Three steps to being sure about your concept.
“You should so do that!”
How many times have you been talking with your friends or family about the concept for a business and heard that response? You might even feel excited enough to quit your job and pursue this idea on a full-time basis.
Not so fast!
According to Bloomberg, eight out of 10 entrepreneurs who start businesses fail within the first 18 months. How do you make sure yours is one of the two that survive? By researching, planning and implementing the concept in a way that allows for profit and growth.
Know Your Concept
Start by answering the basic questions: what, who, why, when, where and how much.
What problem is your product or service solving? Clearly define the “pain” in the market. How does your concept solve that pain?
Who is your ideal customer? What do your customers look like and are there enough of them? Consumers can be defined by their gender, age, interests, where they live and what work they do.
If your customers are businesses, target a particular industry or size based on revenue, number of employees, location or even years in business. An inch wide and mile deep niche is better than trying to be everything to everyone.
Why would they want your concept? Features tell, but benefits sell, so you need to clearly articulate the benefit derived from your concept.
When does your ideal customer need your concept? Is it seasonal? Is it needed at a specific time of day?
Where will your ideal customer find your concept, and how will you deliver it?
How much will it cost? Too many small businesses underprice their goods and services, thinking that they must do so to be competitive. Pricing too low can confuse the customer into inaction and wipe out any potential profits. Price too high, though, and you may no longer be competitive.
Once you have answered these questions, it is a good idea to test your concept.

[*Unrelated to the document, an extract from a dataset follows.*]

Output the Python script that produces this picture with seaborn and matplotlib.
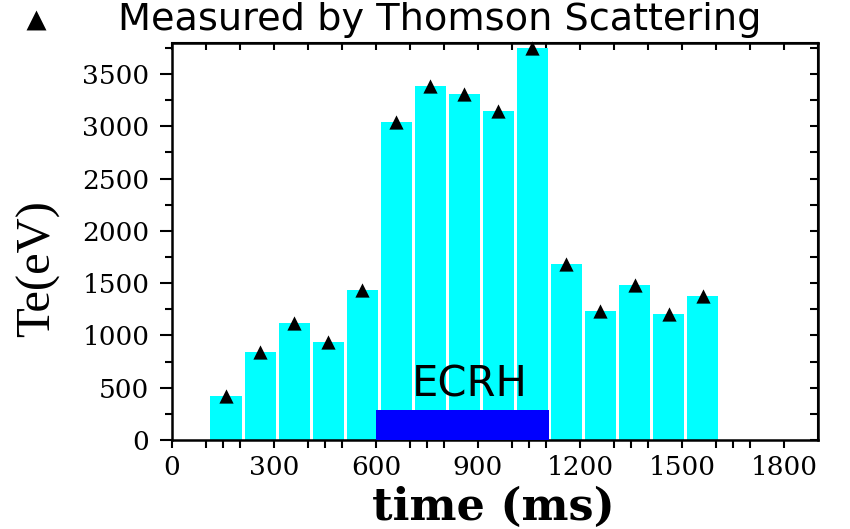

Some ways to test are to talk to friends and family, to review Google Trends, or to attend shows or small markets. In doing this, you will determine the merit of your initial assessment.
Do all this, and you’ll have developed your proof of concept.
Know Your Competition
Sam Walton once said, “Most everything I’ve done, I’ve copied from somebody else.”

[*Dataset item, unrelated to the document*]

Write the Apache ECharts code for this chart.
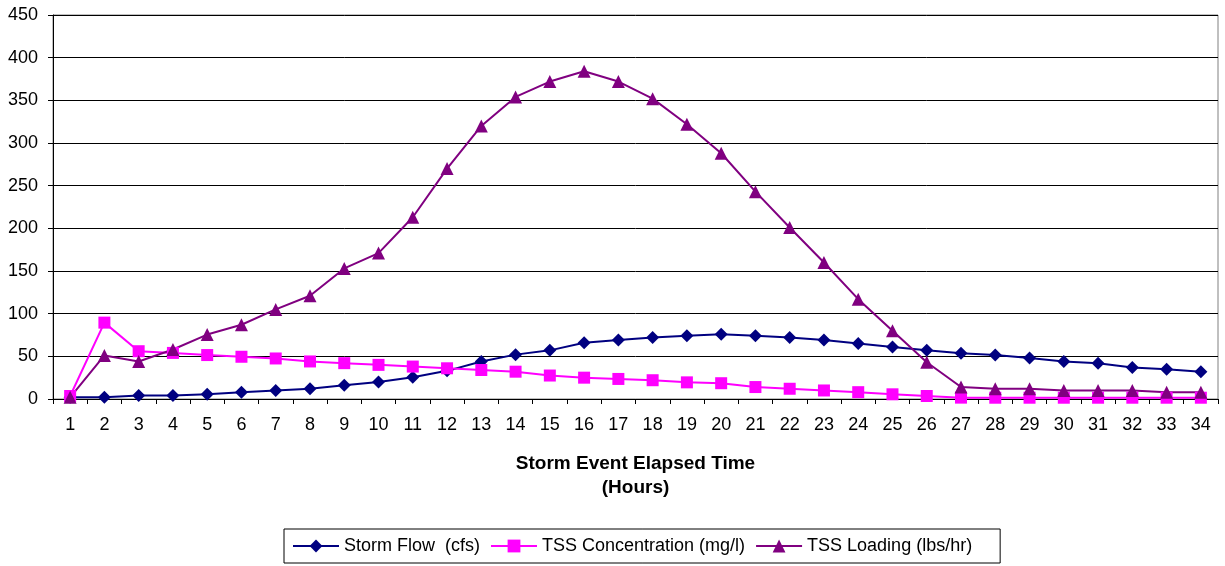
<!DOCTYPE html>
<html>
<head>
<meta charset="utf-8">
<script src="https://cdn.jsdelivr.net/npm/echarts@6/dist/echarts.min.js"></script>
<style>
  html, body { margin: 0; padding: 0; background: #fff; }
  #chart { width: 1225px; height: 566px; }
</style>
</head>
<body>
<div id="chart"></div>
<script>
// Elapsed hours of the storm event
const hours = Array.from({ length: 34 }, (_, i) => String(i + 1));

// Storm flow (cfs)
const stormFlow = [2, 2, 4, 4, 5.5, 8, 10, 12, 16, 20, 25.5, 33, 44, 52, 57, 66, 69, 72, 74, 76,
  74, 72, 69, 65, 61, 57, 53.5, 51.5, 48, 44, 42, 37, 35, 32];

// TSS concentration (mg/l)
const tssConc = [3.5, 89.5, 56, 54, 51.5, 49.5, 47.5, 44, 42, 40, 38, 36, 34, 32, 27.5, 25, 23.5, 22, 19.5, 18.5,
  14, 12, 10, 8, 5.5, 3.5, 1.6, 1.5, 1.5, 1.5, 1.5, 1.5, 1.5, 1.5];

// TSS loading (lbs/hr)
const tssLoad = [2, 51, 44, 58, 75.5, 87, 105, 121, 153, 171, 213, 270, 320, 354, 372, 384, 372, 352, 322, 288,
  243, 201, 160, 117, 80, 43, 14, 12, 12, 10, 10, 10, 8, 8];

// Value axis ticks
const yMin = 0, yMax = 450, yStep = 50;

const fontFamily = 'Liberation Sans, Arial, sans-serif';

const chart = echarts.init(document.getElementById('chart'), null, { renderer: 'canvas' });

chart.setOption({
  animation: false,
  backgroundColor: '#ffffff',
  textStyle: { fontFamily: fontFamily, color: '#000' },
  grid: {
    left: 53, right: 7, top: 15, bottom: 167,
    show: true,
    borderColor: '#808080',
    borderWidth: 1,
    containLabel: false
  },
  legend: {
    left: 284,
    top: 529,
    itemWidth: 46,
    itemHeight: 16,
    itemGap: 10,
    padding: [8, 28, 8, 8],
    borderColor: '#000',
    borderWidth: 1,
    textStyle: { fontFamily: fontFamily, fontSize: 18, color: '#000' },
    data: ['Storm Flow  (cfs)', 'TSS Concentration (mg/l)', 'TSS Loading (lbs/hr)']
  },
  xAxis: {
    type: 'category',
    data: hours,
    boundaryGap: true,
    name: 'Storm Event Elapsed Time\n(Hours)',
    nameLocation: 'middle',
    nameGap: 53,
    nameTextStyle: { fontFamily: fontFamily, fontSize: 19, fontWeight: 'bold', lineHeight: 24, color: '#000' },
    axisLine: { lineStyle: { color: '#000', width: 1 } },
    axisTick: { show: true, alignWithLabel: false, length: 5, lineStyle: { color: '#000' } },
    axisLabel: { fontFamily: fontFamily, fontSize: 18, color: '#000', margin: 17, interval: 0 },
    splitLine: { show: false }
  },
  yAxis: {
    type: 'value',
    min: yMin, max: yMax, interval: yStep,
    axisLine: { show: true, lineStyle: { color: '#000', width: 1 } },
    axisTick: { show: true, length: 5, lineStyle: { color: '#000' } },
    axisLabel: { fontFamily: fontFamily, fontSize: 18, color: '#000', margin: 15 },
    splitLine: { show: true, lineStyle: { color: '#000', width: 1 } }
  },
  series: [
    {
      name: 'Storm Flow  (cfs)',
      type: 'line',
      data: stormFlow,
      symbol: 'diamond',
      symbolSize: 13,
      itemStyle: { color: '#000080' },
      lineStyle: { color: '#000080', width: 2 }
    },
    {
      name: 'TSS Concentration (mg/l)',
      type: 'line',
      data: tssConc,
      symbol: 'rect',
      symbolSize: 12,
      itemStyle: { color: '#ff00ff' },
      lineStyle: { color: '#ff00ff', width: 2 }
    },
    {
      name: 'TSS Loading (lbs/hr)',
      type: 'line',
      data: tssLoad,
      symbol: 'triangle',
      symbolSize: 13,
      itemStyle: { color: '#800080' },
      lineStyle: { color: '#800080', width: 2 }
    }
  ]
});
</script>
</body>
</html>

Therefore, it is critical that you know and learn from your competition. Who are they? How will they react when you enter the market? What changes do you foresee in the industry that will alter the compet- itive landscape?
In identifying your competition, look to your direct competitors as well as your indirect competitors. For example, a bowling alley would identify other alleys as its direct competition, but indirect competition exists in any local business where consumers could spend their entertainment dollars.
How are you different from your direct and indirect competitors, and why will your ideal customer choose you over them? This is your value proposition.
Know Your Numbers
According to Forbes magazine, there are many reasons businesses fail to succeed, but one of the most common is that they simply run out of money.
Want to avoid this fate? Then make sure you know your company’s break-even point—that is, how much gross profit (the difference between your sale price and the cost of the goods themselves) will you need to generate in order to cover the fixed expenses of your business and your life?
The fixed costs can include rents, utilities, insurance, advertising and salaries—including your own. The good news is that fixed costs don’t vary much. The bad news is they’re a constant part of your life.
And speaking of your life, no one knows better than you what you need to live on, but starting a business takes sacrifice. Be realistic, cover yourself and try not to live higher than the business can sustain.
Let’s calculate the break-even point for a hypothetical restaurant.
The ingredients represent 38 cents of every dollar in revenue. Direct labor—the wages of the workers who produce the food—account for 22 percent. Your production costs are 60 cents, leaving you with a gross profit margin of 40 cents, or 40 percent.
Your fixed costs for the year—rent, utilities, advertising, your life expenses—total $250,000.
To arrive at the break-even point, divide your fixed costs by your gross profit margin:
$250,000 / .4 = $625,000
Can your restaurant produce sales of $625,000 a year? That’s more than $50,000 a month or $1,700 a day—every day.
Of course, your goal is to exceed your break-even point. But, by calculating this “make or break” number on a spreadsheet in advance, you reduce the risk of “rolling the dice” with your life savings or money from friends and family or a bank loan.
By completing a feasibility study, you can increase your odds of being among the 20 percent of first-year businesses that succeed. “You should so do that!”